_DIRECTIONS FOR THIS TASK:_ Each line of the material must be repeated precisely, with the pictures left out.

_SUPPLIED INFORMATION:_
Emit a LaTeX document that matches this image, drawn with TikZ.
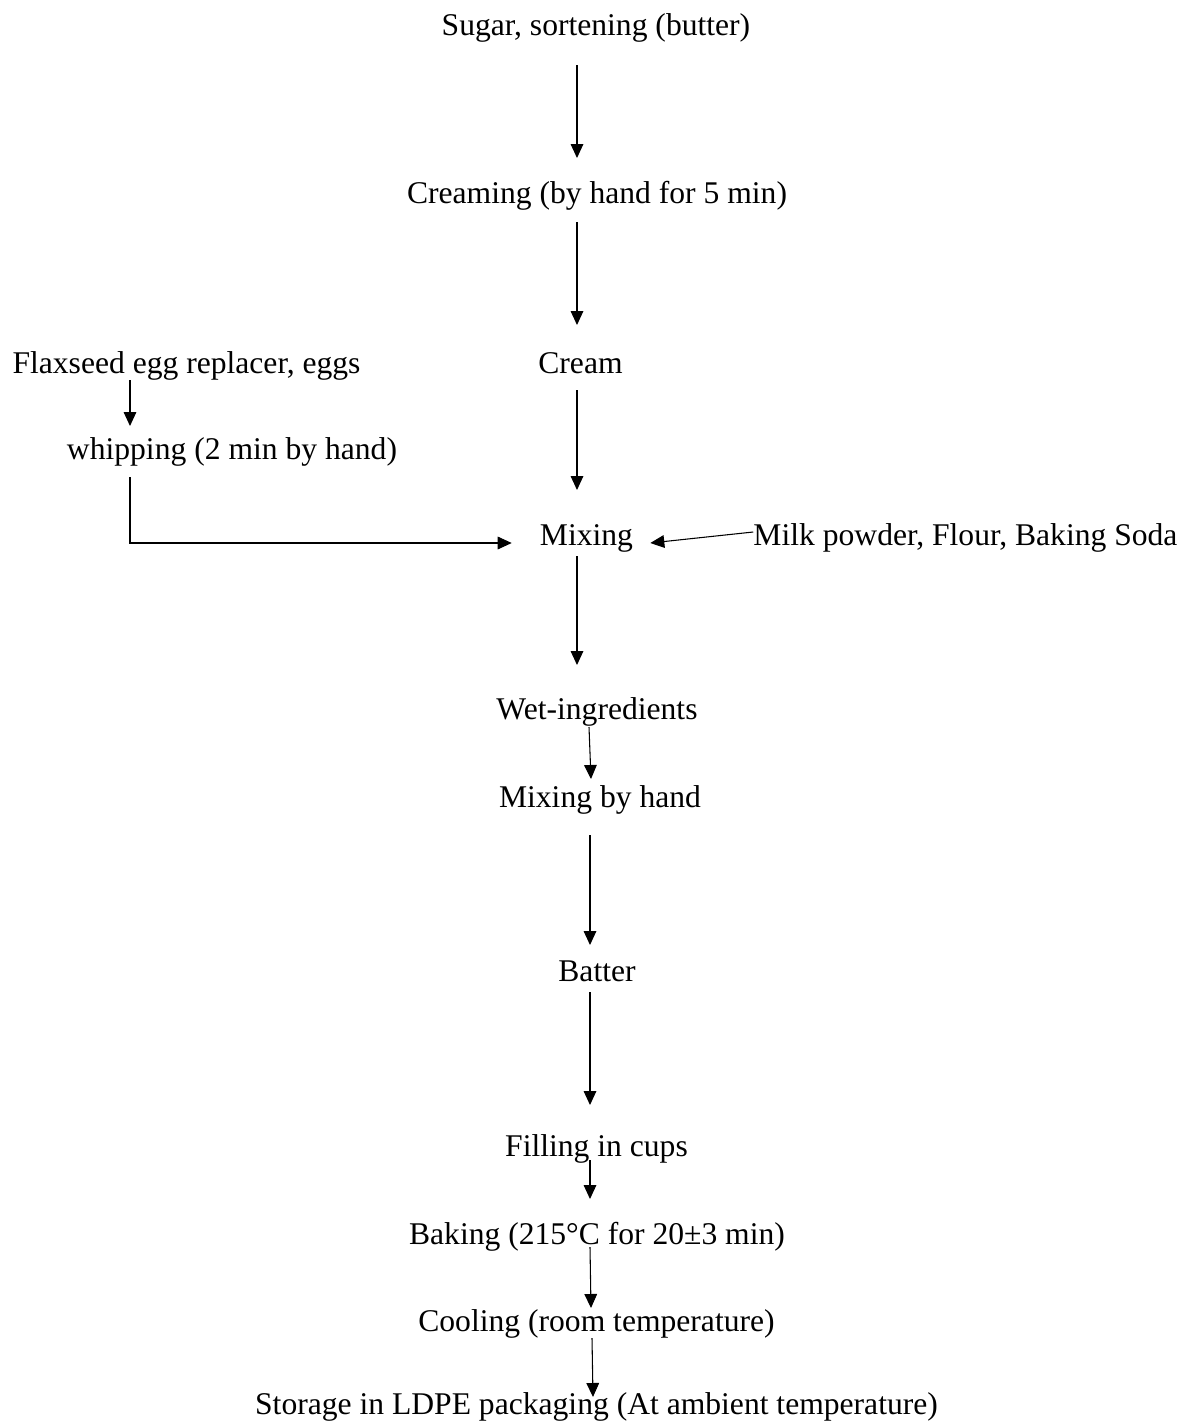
\documentclass[tikz,border=0pt]{standalone}
\usepackage{fontspec}
\setmainfont{Liberation Serif}
\usetikzlibrary{arrows.meta,calc}
\begin{document}
\begin{tikzpicture}[x=0.75pt,y=-0.75pt,
  txt/.style={inner sep=0pt,anchor=base,font=\fontsize{23.7}{28}\selectfont},
  arr/.style={line width=0.8pt,-{Triangle[length=10.5pt,width=9.5pt]}}]
\useasboundingbox[fill=white] (0,0) rectangle (1195,1425);
\node[txt] (sugar) at (596,35) {Sugar, sortening (butter)};
\node[txt] (creaming) at (597,203) {Creaming (by hand for 5 min)};
\node[txt] (cream) at (580.5,373) {Cream};
\node[txt] (flax) at (186.5,373) {Flaxseed egg replacer, eggs};
\node[txt] (whip) at (232,459) {whipping (2 min by hand)};
\node[txt] (mixing) at (586.5,545) {Mixing};
\node[txt] (milk) at (965.5,545) {Milk powder, Flour, Baking Soda};
\node[txt] (wet) at (597,719) {Wet-ingredients};
\node[txt] (mbh) at (600,807) {Mixing by hand};
\node[txt] (batter) at (597,981) {Batter};
\node[txt] (filling) at (596.5,1156) {Filling in cups};
\node[txt] (baking) at (597,1244) {Baking (215°C for 20±3 min)};
\node[txt] (cooling) at (596.5,1331) {Cooling (room temperature)};
\node[txt] (storage) at (596.5,1414) {Storage in LDPE packaging (At ambient temperature)};

\draw[arr] ($(sugar.base)+(-19,30)$) -- ($(creaming.base)+(-20,-45)$);
\draw[arr] ($(creaming.base)+(-20,19)$) -- ($(cream.base)+(-3.5,-48)$);
\draw[arr] ($(cream.base)+(-3.5,17)$) -- ($(mixing.base)+(-9.5,-55)$);
\draw[arr] ($(flax.base)+(-56.5,7)$) -- ($(whip.base)+(-102,-33)$);
\draw[arr] ($(whip.base)+(-102,18)$) |- ($(mixing.base west)+(-28,-2)$);
\draw[arr] ($(milk.base west)+(0,-13)$) -- ($(mixing.base east)+(17,-2)$);
\draw[arr] ($(mixing.base)+(-9.5,11)$) -- ($(wet.base)+(-20,-54)$);
\draw[arr] ($(wet.base)+(-8,8)$) -- ($(mbh.base)+(-9,-28)$);
\draw[arr] ($(mbh.base)+(-10,28)$) -- ($(batter.base)+(-7,-36)$);
\draw[arr] ($(batter.base)+(-7,11)$) -- ($(filling.base)+(-6.5,-51)$);
\draw[arr] ($(filling.base)+(-6.5,4)$) -- ($(baking.base)+(-7,-45)$);
\draw[arr] ($(baking.base)+(-7,3)$) -- ($(cooling.base)+(-5.5,-23)$);
\draw[arr] ($(cooling.base)+(-4.5,7)$) -- ($(storage.base)+(-3.5,-17)$);
\end{tikzpicture}
\end{document}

_THE ANSWER:_
Emit a LaTeX document that matches this image, drawn with TikZ.
\documentclass[tikz,border=0pt]{standalone}
\usepackage{fontspec}
\setmainfont{Liberation Serif}
\usetikzlibrary{arrows.meta,calc}
\begin{document}
\begin{tikzpicture}[x=0.75pt,y=-0.75pt,
  txt/.style={inner sep=0pt,anchor=base,font=\fontsize{23.7}{28}\selectfont},
  arr/.style={line width=0.8pt,-{Triangle[length=10.5pt,width=9.5pt]}}]
\useasboundingbox[fill=white] (0,0) rectangle (1195,1425);
\node[txt] (sugar) at (596,35) {Sugar, sortening (butter)};
\node[txt] (creaming) at (597,203) {Creaming (by hand for 5 min)};
\node[txt] (cream) at (580.5,373) {Cream};
\node[txt] (flax) at (186.5,373) {Flaxseed egg replacer, eggs};
\node[txt] (whip) at (232,459) {whipping (2 min by hand)};
\node[txt] (mixing) at (586.5,545) {Mixing};
\node[txt] (milk) at (965.5,545) {Milk powder, Flour, Baking Soda};
\node[txt] (wet) at (597,719) {Wet-ingredients};
\node[txt] (mbh) at (600,807) {Mixing by hand};
\node[txt] (batter) at (597,981) {Batter};
\node[txt] (filling) at (596.5,1156) {Filling in cups};
\node[txt] (baking) at (597,1244) {Baking (215°C for 20±3 min)};
\node[txt] (cooling) at (596.5,1331) {Cooling (room temperature)};
\node[txt] (storage) at (596.5,1414) {Storage in LDPE packaging (At ambient temperature)};

\draw[arr] ($(sugar.base)+(-19,30)$) -- ($(creaming.base)+(-20,-45)$);
\draw[arr] ($(creaming.base)+(-20,19)$) -- ($(cream.base)+(-3.5,-48)$);
\draw[arr] ($(cream.base)+(-3.5,17)$) -- ($(mixing.base)+(-9.5,-55)$);
\draw[arr] ($(flax.base)+(-56.5,7)$) -- ($(whip.base)+(-102,-33)$);
\draw[arr] ($(whip.base)+(-102,18)$) |- ($(mixing.base west)+(-28,-2)$);
\draw[arr] ($(milk.base west)+(0,-13)$) -- ($(mixing.base east)+(17,-2)$);
\draw[arr] ($(mixing.base)+(-9.5,11)$) -- ($(wet.base)+(-20,-54)$);
\draw[arr] ($(wet.base)+(-8,8)$) -- ($(mbh.base)+(-9,-28)$);
\draw[arr] ($(mbh.base)+(-10,28)$) -- ($(batter.base)+(-7,-36)$);
\draw[arr] ($(batter.base)+(-7,11)$) -- ($(filling.base)+(-6.5,-51)$);
\draw[arr] ($(filling.base)+(-6.5,4)$) -- ($(baking.base)+(-7,-45)$);
\draw[arr] ($(baking.base)+(-7,3)$) -- ($(cooling.base)+(-5.5,-23)$);
\draw[arr] ($(cooling.base)+(-4.5,7)$) -- ($(storage.base)+(-3.5,-17)$);
\end{tikzpicture}
\end{document}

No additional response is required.